Van Kerkhove said more information about the variant and its three sub-lineages would be made available. “Even though there is increased transmissibility demonstrated by some preliminary studies, we need much more information about this virus variant and this lineage and all of the sub-lineages,” she said.
Soumya Swaminathan, WHO chief scientist, said studies were underway in India to examine the variant’s transmissibility, the severity of the disease it causes and the response of antibodies in people who have been vaccinated.
“What we know now is that the vaccines work, the diagnostics work, the same treatments that are used for the regular virus works, so there is no need to change any of those,” Swaminathan said.
WHO director-general Tedros Adhanom Ghebreyesus said that the WHO Foundation was launching a ‘Together for India’ appeal to raise funds to purchase oxygen, medicines and protective equipment for health workers.
“Globally, we are still in a perilous situation. The spread of variants, increased social mixing, the relaxation of public health and social measures and inequitable vaccination are all driving transmission. Yes, vaccines are reducing severe disease and death in countries that are fortunate enough to have them in sufficient quantities, and early results suggest that vaccines might also drive down transmission,” he said.

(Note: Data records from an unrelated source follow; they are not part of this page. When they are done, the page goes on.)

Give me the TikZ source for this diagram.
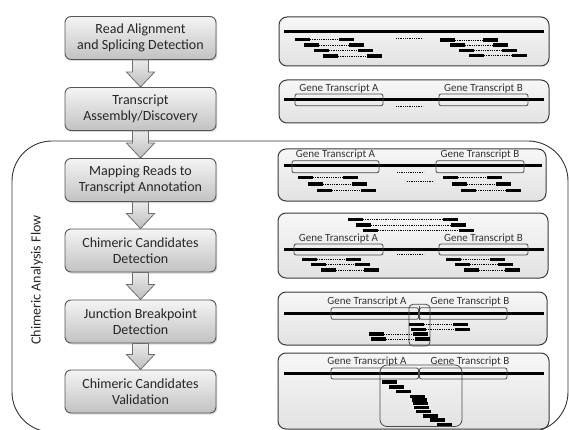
\documentclass[tikz,border=0pt]{standalone}
\usepackage{fontspec}
\setmainfont{Carlito}
\usetikzlibrary{calc,shadows}
\definecolor{boxline}{HTML}{555555}
\definecolor{boxtop}{HTML}{F4F4F4}
\definecolor{boxbot}{HTML}{C2C2C2}
\definecolor{txt}{HTML}{262626}
\definecolor{panline}{HTML}{3A3A3A}
\definecolor{pantop}{HTML}{F7F7F7}
\definecolor{panbot}{HTML}{E2E2E2}
\definecolor{geneline}{HTML}{4A4A4A}
\definecolor{lbl}{HTML}{333333}
\definecolor{arrline}{HTML}{6E6E6E}
\definecolor{arrtop}{HTML}{EAEAEA}
\definecolor{arrbot}{HTML}{BDBDBD}
\definecolor{frameline}{HTML}{333333}
\newcommand\rdpair[3]{\fill (#1,#3-1.8) rectangle (#1+15,#3+1.8); \draw[dots] (#1+15,#3) -- (#2,#3); \fill (#2,#3-1.8) rectangle (#2+15,#3+1.8);}
\newcommand\rdone[2]{\fill (#1,#2-1.8) rectangle (#1+15,#2+1.8);}
\newcommand\blkarrow[2]{\path[blockarrow] let \p1=(#1.south), \p2=(#2.north) in (\x1-8pt,\y1) -- (\x1+8pt,\y1) -- (\x1+8pt,\y2+15pt) -- (\x1+14pt,\y2+15pt) -- (\x2,\y2) -- (\x1-14pt,\y2+15pt) -- (\x1-8pt,\y2+15pt) -- cycle;}
\begin{document}
\begin{tikzpicture}[x=1pt,y=-1pt,
  stepbox/.style={draw=boxline, line width=0.9pt, rounded corners=6pt, top color=boxtop, bottom color=boxbot, minimum width=151pt, minimum height=43pt, align=center, text=txt, font=\fontsize{14}{16}\selectfont, inner sep=0pt, drop shadow={shadow xshift=1.2pt, shadow yshift=-1.5pt, opacity=0.3}},
  panel/.style={draw=panline, line width=1pt, rounded corners=8pt, top color=pantop, bottom color=panbot, inner sep=0pt},
  genome/.style={line width=3pt},
  genebox/.style={draw=geneline, line width=0.8pt, rounded corners=2pt},
  genelabel/.style={font=\fontsize{11}{12}\selectfont, text=lbl, inner sep=0pt},
  blockarrow/.style={draw=arrline, line width=0.8pt, top color=arrtop, bottom color=arrbot},
  frame/.style={draw=frameline, line width=0.9pt, rounded corners=40pt},
  dots/.style={line width=0.8pt, dash pattern=on 0.9pt off 0.9pt}
]
\clip (0,0) rectangle (569,430);
% frame
\path[frame] (12,141) rectangle (568,432);
\node[rotate=90, font=\fontsize{14}{16}\selectfont, text=txt] (flow) at (37,280) {Chimeric Analysis Flow};
% left steps
\node[stepbox] (b1) at (140.5,38) {Read Alignment\\and Splicing Detection};
\node[stepbox] (b2) at (140.5,109) {Transcript\\Assembly/Discovery};
\node[stepbox] (b3) at (140.5,180) {Mapping Reads to\\Transcript Annotation};
\node[stepbox] (b4) at (140.5,250.5) {Chimeric Candidates\\Detection};
\node[stepbox] (b5) at (140.5,321.5) {Junction Breakpoint\\Detection};
\node[stepbox] (b6) at (140.5,391.5) {Chimeric Candidates\\Validation};
\blkarrow{b1}{b2}
\blkarrow{b2}{b3}
\blkarrow{b3}{b4}
\blkarrow{b4}{b5}
\blkarrow{b5}{b6}
% panels
\node[panel, minimum width=270pt, minimum height=49pt] (p1) at (414,41.5) {};
\node[panel, minimum width=270pt, minimum height=43pt] (p2) at (414,101.5) {};
\node[panel, minimum width=268pt, minimum height=52pt] (p3) at (412,175) {};
\node[panel, minimum width=270pt, minimum height=65pt] (p4) at (413,245.5) {};
\node[panel, minimum width=269pt, minimum height=53pt] (p5) at (412.5,318.5) {};
\node[panel, minimum width=271pt, minimum height=76pt] (p6) at (413.5,391) {};
% panel 1
\draw[genome] (284,32) -- (544,32);
\rdpair{295}{339}{39.5}
\rdpair{304}{349}{45}
\rdpair{314}{358}{50.5}
\rdpair{323}{367}{56}
\draw[dots] (396,38.7) -- (423,38.7);
\rdpair{440}{483}{40}
\rdpair{450}{493}{45}
\rdpair{459}{502}{50.5}
\rdpair{469}{512}{55.5}
% panel 2
\draw[genome] (284,99.5) -- (544,99.5);
\path[genebox] (295,94) rectangle (383,105.7);
\path[genebox] (439,94) rectangle (528,105.7);
\node[genelabel] (l2a) at (339,88.5) {Gene Transcript A};
\node[genelabel] (l2b) at (483.5,88.5) {Gene Transcript B};
\draw[dots] (396,106) -- (423,106);
% panel 3
\draw[genome] (284,166) -- (542,166);
\path[genebox] (292,160.7) rectangle (379,172.7);
\path[genebox] (436,160.7) rectangle (524,172.7);
\node[genelabel] (l3a) at (335.5,155) {Gene Transcript A};
\node[genelabel] (l3b) at (480,155) {Gene Transcript B};
\rdpair{298}{343}{177.5}
\rdpair{308}{352}{184}
\rdpair{317}{361}{190.5}
\rdpair{443}{487}{177.5}
\rdpair{452}{496}{184}
\rdpair{461}{506}{190.5}
\draw[dots] (397,172.7) -- (424,172.7);
\draw[dots] (407,181.7) -- (433,181.7);
% panel 4
\rdpair{348}{443}{219.5}
\rdpair{356}{451}{225}
\rdpair{363}{459}{230.5}
\node[genelabel] (l4a) at (338.5,239) {Gene Transcript A};
\node[genelabel] (l4b) at (483.5,239) {Gene Transcript B};
\draw[genome] (284,249.5) -- (544,249.5);
\path[genebox] (294,244) rectangle (383,255);
\path[genebox] (439,244) rectangle (528,255);
\rdpair{302}{346}{259.5}
\rdpair{311}{355}{264.5}
\rdpair{321}{364}{270}
\rdpair{446}{490}{259.5}
\rdpair{455}{497.5}{264.5}
\rdpair{464}{505}{270}
\draw[dots] (397,254.3) -- (424,254.3);
% panel 5
\node[genelabel] (l5a) at (367,302) {Gene Transcript A};
\node[genelabel] (l5b) at (470,302) {Gene Transcript B};
\draw[genome] (284,313.5) -- (544,313.5);
\path[genebox] (331,307.7) rectangle (418.5,319.3);
\path[genebox] (419.5,307.7) rectangle (507,319.3);
\draw[geneline, line width=0.8pt] (419,305.5) -- (419,320);
\path[genebox, rounded corners=4pt] (409,304.3) rectangle (430,346);
\rdpair{409}{453}{324.3}
\rdpair{411}{455}{329.3}
\rdpair{369}{413}{334}
\rdpair{371}{415}{339}
% panel 6
\node[genelabel] (l6a) at (367,362) {Gene Transcript A};
\node[genelabel] (l6b) at (470,362) {Gene Transcript B};
\draw[genome] (284,373.5) -- (544,373.5);
\path[genebox] (331,368) rectangle (418.5,379);
\path[genebox] (419.5,368) rectangle (507,379);
\path[genebox, rounded corners=7pt] (380,365) rectangle (462,426.5);
\rdone{382}{382}
\rdone{389}{387}
\rdone{396}{391.5}
\rdone{410}{396.5}
\rdone{412}{400}
\rdone{413}{403.5}
\rdone{414}{407.5}
\rdone{416}{411.5}
\rdone{423}{416}
\rdone{430}{420}
\rdone{437}{424.5}
\end{tikzpicture}
\end{document}
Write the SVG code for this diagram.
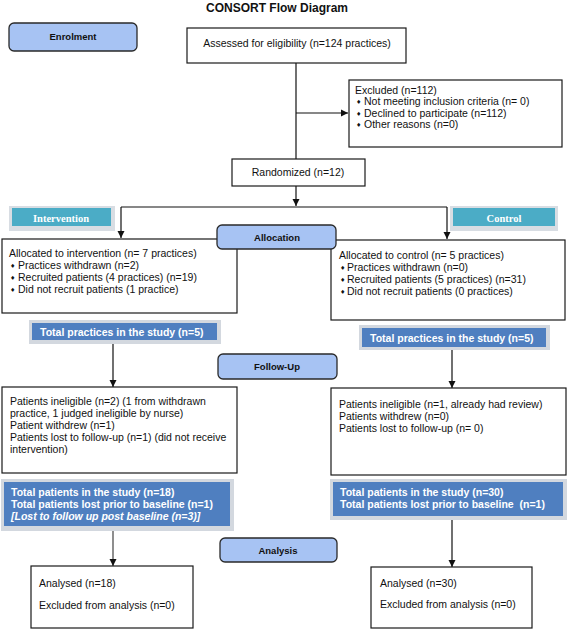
<svg xmlns="http://www.w3.org/2000/svg" width="568" height="629" viewBox="0 0 568 629">
<defs>
<marker id="arr" markerWidth="8" markerHeight="8" refX="7" refY="4" orient="auto" markerUnits="userSpaceOnUse">
<path d="M0,0.5 L7,4 L0,7.5 Z" fill="#111"/>
</marker>
</defs>
<style>
.box{fill:#fff;stroke:#1a1a1a;stroke-width:1.2}
.rbox{fill:#a7c3f3;stroke:#2a2a2a;stroke-width:1.3}
.t{font-family:"Liberation Sans",Arial,sans-serif;font-size:10.5px;fill:#111}
.rt{font-family:"Liberation Sans",Arial,sans-serif;font-size:9.5px;font-weight:bold;fill:#111;text-anchor:middle}
.bul{font-family:"DejaVu Sans",sans-serif;font-size:6px;fill:#111}
.lab{fill:#4bacc6}
.labo{fill:#d8dde3}
.labt{font-family:"Liberation Serif","Times New Roman",serif;font-size:10.5px;font-weight:bold;fill:#fff;text-anchor:middle}
.blue{fill:#4f7fc0}
.blueo{fill:#d3d8df}
.wt{font-family:"Liberation Sans",Arial,sans-serif;font-size:10.5px;font-weight:bold;fill:#fff}
.con{fill:none;stroke:#111;stroke-width:1.2}
</style>
<rect width="568" height="629" fill="#fff"/>
<text x="277" y="11.5" text-anchor="middle" style="font-family:'Liberation Sans',Arial,sans-serif;font-size:12px;font-weight:bold;fill:#111">CONSORT Flow Diagram</text>

<g id="connectors">
<path class="con" d="M296,63 V159"/>
<path class="con" d="M296,113 H348" marker-end="url(#arr)"/>
<path class="con" d="M296,186 V206" marker-end="url(#arr)"/>
<path class="con" d="M121,207 H447"/>
<path class="con" d="M121,207 V238" marker-end="url(#arr)"/>
<path class="con" d="M447,207 V239" marker-end="url(#arr)"/>
<path class="con" d="M113,344 V387" marker-end="url(#arr)"/>
<path class="con" d="M452,350 V388" marker-end="url(#arr)"/>
<path class="con" d="M113,531 V566" marker-end="url(#arr)" style="stroke:#444"/>
<path class="con" d="M452,520 V567" marker-end="url(#arr)"/>
</g>

<g id="enrolment">
<rect class="rbox" x="9" y="23" width="128" height="28" rx="5"/>
<text class="rt" x="73" y="39.5">Enrolment</text>
</g>

<g id="assessed">
<rect class="box" x="187" y="28" width="219" height="35"/>
<text class="t" x="297" y="47" text-anchor="middle">Assessed for eligibility (n=124 practices)</text>
</g>

<g id="excluded">
<rect class="box" x="349" y="80" width="213" height="67"/>
<text class="t" x="355" y="93.5">Excluded (n=112)</text>
<text class="bul" x="356" y="104">♦</text>
<text class="t" x="364" y="105">Not meeting inclusion criteria (n= 0)</text>
<text class="bul" x="356" y="115.5">♦</text>
<text class="t" x="364" y="116.5">Declined to participate (n=112)</text>
<text class="bul" x="356" y="127">♦</text>
<text class="t" x="364" y="128">Other reasons (n=0)</text>
</g>

<g id="randomized">
<rect class="box" x="232" y="159" width="133" height="27"/>
<text class="t" x="298" y="175.5" text-anchor="middle">Randomized (n=12)</text>
</g>

<g id="intervention-label">
<rect class="labo" x="9" y="206" width="106" height="25"/>
<rect class="lab" x="12" y="208" width="99" height="18"/>
<text class="labt" x="61" y="221.5">Intervention</text>
</g>

<g id="control-label">
<rect class="labo" x="450" y="206" width="108" height="25"/>
<rect class="lab" x="453" y="208" width="102" height="18"/>
<text class="labt" x="504" y="221.5">Control</text>
</g>

<g id="allocated-intervention">
<rect class="box" x="2" y="239" width="235" height="74"/>
<text class="t" x="9" y="256.5">Allocated to intervention (n= 7 practices)</text>
<text class="bul" x="10" y="267.5">♦</text>
<text class="t" x="18" y="268.5">Practices withdrawn (n=2)</text>
<text class="bul" x="10" y="279.5">♦</text>
<text class="t" x="18" y="280.5">Recruited patients (4 practices) (n=19)</text>
<text class="bul" x="10" y="291.5">♦</text>
<text class="t" x="18" y="292.5">Did not recruit patients (1 practice)</text>
</g>

<g id="allocated-control">
<rect class="box" x="331" y="240" width="234" height="80"/>
<text class="t" x="339" y="258.5">Allocated to control (n= 5 practices)</text>
<text class="bul" x="340" y="269.5">♦</text>
<text class="t" x="347" y="270.5">Practices withdrawn (n=0)</text>
<text class="bul" x="340" y="281.5">♦</text>
<text class="t" x="347" y="282.5">Recruited patients (5 practices) (n=31)</text>
<text class="bul" x="340" y="293.5">♦</text>
<text class="t" x="347" y="294.5">Did not recruit patients (0 practices)</text>
</g>

<g id="allocation">
<rect class="rbox" x="217" y="225" width="119" height="24" rx="5"/>
<text class="rt" x="277" y="240.5">Allocation</text>
</g>

<g id="total-practices-intervention">
<rect class="blueo" x="29" y="320" width="192" height="24"/>
<rect class="blue" x="32" y="323" width="185" height="17"/>
<text class="wt" x="40" y="335.5">Total practices in the study (n=5)</text>
</g>

<g id="total-practices-control">
<rect class="blueo" x="359" y="325" width="191" height="25"/>
<rect class="blue" x="362" y="328" width="184" height="19"/>
<text class="wt" x="370" y="341.5">Total practices in the study (n=5)</text>
</g>

<g id="follow-up">
<rect class="rbox" x="218" y="354" width="119" height="25" rx="5"/>
<text class="rt" x="277" y="370">Follow-Up</text>
</g>

<g id="followup-intervention">
<rect class="box" x="2" y="387" width="235" height="86"/>
<text class="t" x="10" y="404.5">Patients ineligible (n=2) (1 from withdrawn</text>
<text class="t" x="10" y="416.5">practice, 1 judged ineligible by nurse)</text>
<text class="t" x="10" y="428.5">Patient withdrew (n=1)</text>
<text class="t" x="10" y="440.5">Patients lost to follow-up (n=1) (did not receive</text>
<text class="t" x="10" y="452.5">intervention)</text>
</g>

<g id="followup-control">
<rect class="box" x="331" y="388" width="235" height="87"/>
<text class="t" x="339" y="407.5">Patients ineligible (n=1, already had review)</text>
<text class="t" x="339" y="419.5">Patients withdrew (n=0)</text>
<text class="t" x="339" y="431.5">Patients lost to follow-up (n= 0)</text>
</g>

<g id="total-patients-intervention">
<rect class="blueo" x="1" y="479" width="233" height="52"/>
<rect class="blue" x="4" y="482" width="226" height="44"/>
<text class="wt" x="11" y="495.5">Total patients in the study (n=18)</text>
<text class="wt" x="11" y="507.5">Total patients lost prior to baseline (n=1)</text>
<text class="wt" x="11" y="519.5" font-style="italic">[Lost to follow up post baseline (n=3)]</text>
</g>

<g id="total-patients-control">
<rect class="blueo" x="330" y="479" width="237" height="41"/>
<rect class="blue" x="333" y="482" width="230" height="34"/>
<text class="wt" x="340" y="495.5">Total patients in the study (n=30)</text>
<text class="wt" x="340" y="507.5" xml:space="preserve">Total patients lost prior to baseline  (n=1)</text>
</g>

<g id="analysis">
<rect class="rbox" x="220" y="538" width="117" height="24" rx="5"/>
<text class="rt" x="278" y="553.5">Analysis</text>
</g>

<g id="analysed-intervention">
<rect class="box" x="31" y="566" width="162" height="62"/>
<text class="t" x="39" y="586.5">Analysed (n=18)</text>
<text class="t" x="39" y="608.5">Excluded from analysis (n=0)</text>
</g>

<g id="analysed-control">
<rect class="box" x="371" y="567" width="161" height="61"/>
<text class="t" x="380" y="586.5">Analysed (n=30)</text>
<text class="t" x="380" y="608">Excluded from analysis (n=0)</text>
</g>
</svg>
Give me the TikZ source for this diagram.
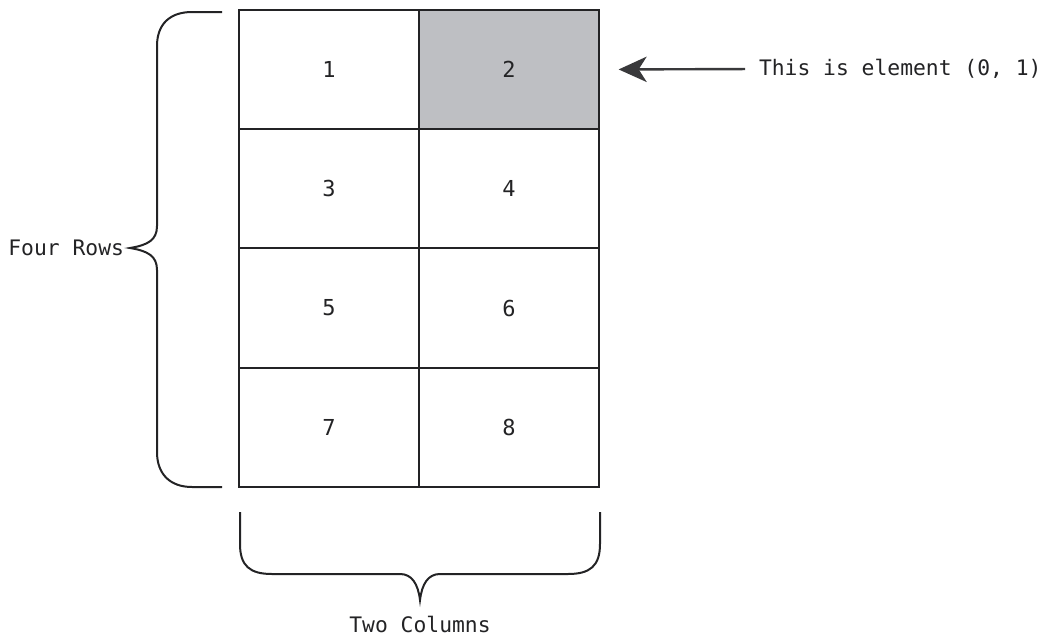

Ghebreyesus further said, “But the shocking global disparity in access to vaccines remains one of the biggest risks to ending the pandemic. High- and upper-middle-income countries represent 53 per cent of the world’s population but have received 83 per cent of the world’s vaccines. By contrast, low- and lower-middle-income countries account for 47 per cent of the world’s population, but have received just 17 per cent of the world’s vaccines.”